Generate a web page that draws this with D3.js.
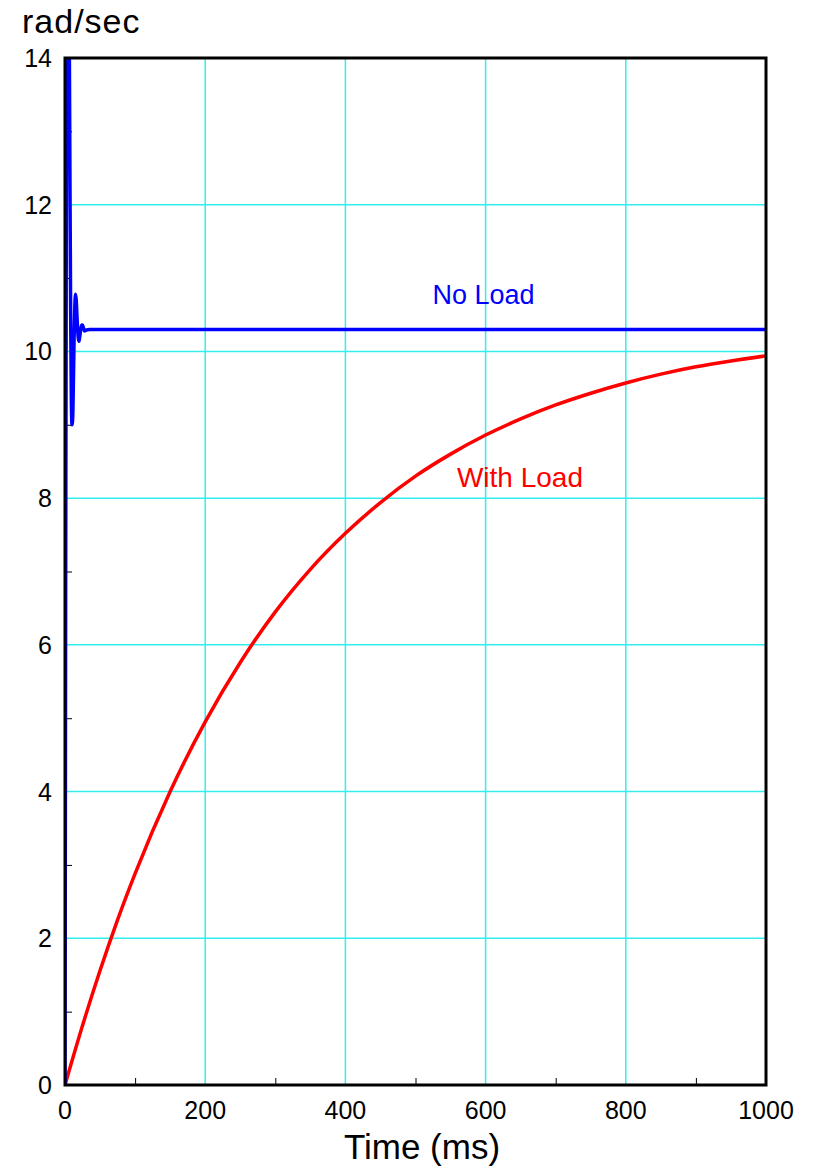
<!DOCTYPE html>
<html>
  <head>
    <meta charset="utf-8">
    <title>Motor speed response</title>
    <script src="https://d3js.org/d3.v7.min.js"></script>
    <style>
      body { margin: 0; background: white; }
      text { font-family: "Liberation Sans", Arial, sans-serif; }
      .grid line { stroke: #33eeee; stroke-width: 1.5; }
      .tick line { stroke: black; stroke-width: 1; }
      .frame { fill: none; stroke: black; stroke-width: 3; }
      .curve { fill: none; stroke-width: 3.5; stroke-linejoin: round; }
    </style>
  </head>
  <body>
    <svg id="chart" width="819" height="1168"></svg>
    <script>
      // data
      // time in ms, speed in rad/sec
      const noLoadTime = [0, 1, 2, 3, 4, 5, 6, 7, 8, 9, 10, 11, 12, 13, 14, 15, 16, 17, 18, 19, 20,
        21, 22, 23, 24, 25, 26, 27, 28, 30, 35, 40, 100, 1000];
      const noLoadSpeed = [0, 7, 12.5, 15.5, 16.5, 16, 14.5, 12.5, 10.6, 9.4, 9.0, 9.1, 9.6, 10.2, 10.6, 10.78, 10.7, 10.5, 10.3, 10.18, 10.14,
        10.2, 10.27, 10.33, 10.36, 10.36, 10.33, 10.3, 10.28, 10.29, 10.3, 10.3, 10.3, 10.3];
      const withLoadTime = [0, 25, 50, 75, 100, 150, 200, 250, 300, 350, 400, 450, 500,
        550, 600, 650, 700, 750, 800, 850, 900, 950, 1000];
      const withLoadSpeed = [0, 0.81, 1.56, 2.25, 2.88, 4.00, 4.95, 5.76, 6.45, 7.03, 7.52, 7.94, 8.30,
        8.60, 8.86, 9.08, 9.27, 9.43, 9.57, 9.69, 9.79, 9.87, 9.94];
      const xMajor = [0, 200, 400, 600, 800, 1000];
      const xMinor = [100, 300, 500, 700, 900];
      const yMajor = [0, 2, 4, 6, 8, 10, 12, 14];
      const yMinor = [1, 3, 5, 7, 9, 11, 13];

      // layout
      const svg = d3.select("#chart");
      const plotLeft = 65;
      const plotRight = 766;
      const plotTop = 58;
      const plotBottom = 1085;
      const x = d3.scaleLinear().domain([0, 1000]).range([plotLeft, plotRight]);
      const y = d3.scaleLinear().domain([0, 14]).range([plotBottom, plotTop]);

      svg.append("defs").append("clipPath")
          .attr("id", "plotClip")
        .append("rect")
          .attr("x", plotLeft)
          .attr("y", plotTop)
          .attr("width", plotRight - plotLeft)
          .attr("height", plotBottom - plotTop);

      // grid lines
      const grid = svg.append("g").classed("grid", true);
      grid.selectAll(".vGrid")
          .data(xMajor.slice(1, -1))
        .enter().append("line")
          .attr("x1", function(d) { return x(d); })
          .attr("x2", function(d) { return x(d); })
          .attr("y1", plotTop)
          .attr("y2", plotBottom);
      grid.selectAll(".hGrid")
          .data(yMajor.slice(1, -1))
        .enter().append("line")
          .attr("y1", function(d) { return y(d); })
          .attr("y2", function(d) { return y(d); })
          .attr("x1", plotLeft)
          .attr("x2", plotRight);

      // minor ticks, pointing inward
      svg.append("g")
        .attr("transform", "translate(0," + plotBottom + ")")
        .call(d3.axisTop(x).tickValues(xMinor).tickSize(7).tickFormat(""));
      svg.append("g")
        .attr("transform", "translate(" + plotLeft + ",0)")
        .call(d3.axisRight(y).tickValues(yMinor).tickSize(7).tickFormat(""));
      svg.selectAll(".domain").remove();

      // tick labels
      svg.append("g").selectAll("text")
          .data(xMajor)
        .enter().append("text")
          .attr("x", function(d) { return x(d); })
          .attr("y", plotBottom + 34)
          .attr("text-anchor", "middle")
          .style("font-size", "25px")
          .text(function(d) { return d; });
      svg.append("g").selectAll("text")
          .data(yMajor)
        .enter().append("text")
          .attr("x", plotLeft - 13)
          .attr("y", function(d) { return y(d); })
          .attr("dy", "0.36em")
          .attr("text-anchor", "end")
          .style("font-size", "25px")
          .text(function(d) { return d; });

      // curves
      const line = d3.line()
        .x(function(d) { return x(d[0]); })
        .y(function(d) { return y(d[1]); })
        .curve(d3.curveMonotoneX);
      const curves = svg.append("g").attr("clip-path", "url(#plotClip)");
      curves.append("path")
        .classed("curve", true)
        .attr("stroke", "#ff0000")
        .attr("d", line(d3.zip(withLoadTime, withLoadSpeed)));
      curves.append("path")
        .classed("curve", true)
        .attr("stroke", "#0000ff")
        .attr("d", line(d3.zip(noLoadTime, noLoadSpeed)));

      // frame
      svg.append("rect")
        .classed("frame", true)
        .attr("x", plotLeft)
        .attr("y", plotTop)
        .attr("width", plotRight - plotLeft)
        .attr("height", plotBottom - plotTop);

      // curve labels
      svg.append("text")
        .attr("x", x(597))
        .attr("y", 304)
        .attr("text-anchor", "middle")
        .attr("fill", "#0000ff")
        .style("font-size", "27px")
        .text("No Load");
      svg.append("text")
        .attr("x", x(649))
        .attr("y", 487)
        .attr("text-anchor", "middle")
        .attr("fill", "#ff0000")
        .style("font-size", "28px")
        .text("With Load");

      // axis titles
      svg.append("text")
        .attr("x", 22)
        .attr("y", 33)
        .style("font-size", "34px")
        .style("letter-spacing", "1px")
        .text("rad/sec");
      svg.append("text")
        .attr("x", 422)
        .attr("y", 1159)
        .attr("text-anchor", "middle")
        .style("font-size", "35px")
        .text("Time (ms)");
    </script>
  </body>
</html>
------------------------------------------------------------
**Work to complete:** Restate the whole listing above exactly, please, omitting every image.

**Result of the task:**
Generate a web page that draws this with D3.js.
<!DOCTYPE html>
<html>
  <head>
    <meta charset="utf-8">
    <title>Motor speed response</title>
    <script src="https://d3js.org/d3.v7.min.js"></script>
    <style>
      body { margin: 0; background: white; }
      text { font-family: "Liberation Sans", Arial, sans-serif; }
      .grid line { stroke: #33eeee; stroke-width: 1.5; }
      .tick line { stroke: black; stroke-width: 1; }
      .frame { fill: none; stroke: black; stroke-width: 3; }
      .curve { fill: none; stroke-width: 3.5; stroke-linejoin: round; }
    </style>
  </head>
  <body>
    <svg id="chart" width="819" height="1168"></svg>
    <script>
      // data
      // time in ms, speed in rad/sec
      const noLoadTime = [0, 1, 2, 3, 4, 5, 6, 7, 8, 9, 10, 11, 12, 13, 14, 15, 16, 17, 18, 19, 20,
        21, 22, 23, 24, 25, 26, 27, 28, 30, 35, 40, 100, 1000];
      const noLoadSpeed = [0, 7, 12.5, 15.5, 16.5, 16, 14.5, 12.5, 10.6, 9.4, 9.0, 9.1, 9.6, 10.2, 10.6, 10.78, 10.7, 10.5, 10.3, 10.18, 10.14,
        10.2, 10.27, 10.33, 10.36, 10.36, 10.33, 10.3, 10.28, 10.29, 10.3, 10.3, 10.3, 10.3];
      const withLoadTime = [0, 25, 50, 75, 100, 150, 200, 250, 300, 350, 400, 450, 500,
        550, 600, 650, 700, 750, 800, 850, 900, 950, 1000];
      const withLoadSpeed = [0, 0.81, 1.56, 2.25, 2.88, 4.00, 4.95, 5.76, 6.45, 7.03, 7.52, 7.94, 8.30,
        8.60, 8.86, 9.08, 9.27, 9.43, 9.57, 9.69, 9.79, 9.87, 9.94];
      const xMajor = [0, 200, 400, 600, 800, 1000];
      const xMinor = [100, 300, 500, 700, 900];
      const yMajor = [0, 2, 4, 6, 8, 10, 12, 14];
      const yMinor = [1, 3, 5, 7, 9, 11, 13];

      // layout
      const svg = d3.select("#chart");
      const plotLeft = 65;
      const plotRight = 766;
      const plotTop = 58;
      const plotBottom = 1085;
      const x = d3.scaleLinear().domain([0, 1000]).range([plotLeft, plotRight]);
      const y = d3.scaleLinear().domain([0, 14]).range([plotBottom, plotTop]);

      svg.append("defs").append("clipPath")
          .attr("id", "plotClip")
        .append("rect")
          .attr("x", plotLeft)
          .attr("y", plotTop)
          .attr("width", plotRight - plotLeft)
          .attr("height", plotBottom - plotTop);

      // grid lines
      const grid = svg.append("g").classed("grid", true);
      grid.selectAll(".vGrid")
          .data(xMajor.slice(1, -1))
        .enter().append("line")
          .attr("x1", function(d) { return x(d); })
          .attr("x2", function(d) { return x(d); })
          .attr("y1", plotTop)
          .attr("y2", plotBottom);
      grid.selectAll(".hGrid")
          .data(yMajor.slice(1, -1))
        .enter().append("line")
          .attr("y1", function(d) { return y(d); })
          .attr("y2", function(d) { return y(d); })
          .attr("x1", plotLeft)
          .attr("x2", plotRight);

      // minor ticks, pointing inward
      svg.append("g")
        .attr("transform", "translate(0," + plotBottom + ")")
        .call(d3.axisTop(x).tickValues(xMinor).tickSize(7).tickFormat(""));
      svg.append("g")
        .attr("transform", "translate(" + plotLeft + ",0)")
        .call(d3.axisRight(y).tickValues(yMinor).tickSize(7).tickFormat(""));
      svg.selectAll(".domain").remove();

      // tick labels
      svg.append("g").selectAll("text")
          .data(xMajor)
        .enter().append("text")
          .attr("x", function(d) { return x(d); })
          .attr("y", plotBottom + 34)
          .attr("text-anchor", "middle")
          .style("font-size", "25px")
          .text(function(d) { return d; });
      svg.append("g").selectAll("text")
          .data(yMajor)
        .enter().append("text")
          .attr("x", plotLeft - 13)
          .attr("y", function(d) { return y(d); })
          .attr("dy", "0.36em")
          .attr("text-anchor", "end")
          .style("font-size", "25px")
          .text(function(d) { return d; });

      // curves
      const line = d3.line()
        .x(function(d) { return x(d[0]); })
        .y(function(d) { return y(d[1]); })
        .curve(d3.curveMonotoneX);
      const curves = svg.append("g").attr("clip-path", "url(#plotClip)");
      curves.append("path")
        .classed("curve", true)
        .attr("stroke", "#ff0000")
        .attr("d", line(d3.zip(withLoadTime, withLoadSpeed)));
      curves.append("path")
        .classed("curve", true)
        .attr("stroke", "#0000ff")
        .attr("d", line(d3.zip(noLoadTime, noLoadSpeed)));

      // frame
      svg.append("rect")
        .classed("frame", true)
        .attr("x", plotLeft)
        .attr("y", plotTop)
        .attr("width", plotRight - plotLeft)
        .attr("height", plotBottom - plotTop);

      // curve labels
      svg.append("text")
        .attr("x", x(597))
        .attr("y", 304)
        .attr("text-anchor", "middle")
        .attr("fill", "#0000ff")
        .style("font-size", "27px")
        .text("No Load");
      svg.append("text")
        .attr("x", x(649))
        .attr("y", 487)
        .attr("text-anchor", "middle")
        .attr("fill", "#ff0000")
        .style("font-size", "28px")
        .text("With Load");

      // axis titles
      svg.append("text")
        .attr("x", 22)
        .attr("y", 33)
        .style("font-size", "34px")
        .style("letter-spacing", "1px")
        .text("rad/sec");
      svg.append("text")
        .attr("x", 422)
        .attr("y", 1159)
        .attr("text-anchor", "middle")
        .style("font-size", "35px")
        .text("Time (ms)");
    </script>
  </body>
</html>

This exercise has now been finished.